The tubing is about 180 cm long and made of 304 Type Stainless Steel of about 0.1 to 0.2 mm wall thickness and 1.65 mm diameter covered with a high temperature grade glass polyamide laminate for insulation. This is coiled into a coil about 9 cm in diameter and 7 ½ cm in coiled length.
Toward the outlet end 50 of the tubing at 52 suitably about 5 to 7 cm from the outlet a sensor 54 is connected. The sensor is preferably a K type thermocouple or alternatively a 40 resistant bridge is used.
The electrical low voltage power source 32 supplies 200 VA at 24 volts sufficient to heat the tubing to 300° C. in 5 to 10 seconds. The controller 30 is arranged to cycle the power input every 5 seconds so that there is a continued power on, power off cycling which enables residual fluid to boil off. The controller 30 may be either discrete or a microprocessor and controls switch 34 so that a predetermined temperature monitored by sensor 54 power is removed from coil 20. At a second and lower temperature a required replenishment of fluid is injected. Power is fed to the controller via resistance bridge 58. Fluid is injected to the tubing in small amounts as the heat falls.

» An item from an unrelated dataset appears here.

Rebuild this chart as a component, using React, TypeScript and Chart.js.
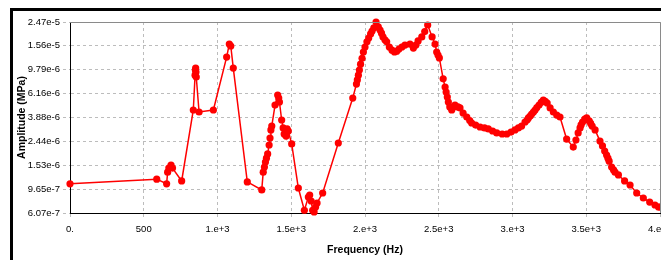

The amount being about 5% of tube volume producing an active constituent fluid output of 0.002777 cc/sec or vapour output of 200/3600 cc/sec. The fluid used is typically 8 to 10 times normal concentrate. At a third temperature lower than the second temperature power is reapplied to the coil.
The coil 20 is mounted on an insulating holder 60 and has coil power connections 62 and sensor connections 63 so that the holder can be unplugged from the generator frame 64 for replacement, repair or refurbishment.
While this invention has been described with reference to a particular embodiment, it is of course understood that this description is not to be construed in a limiting sense. Various modifications of the disclosed embodiment may be apparent to persons skilled in the art upon reference to this description without departing from the spirit of the invention.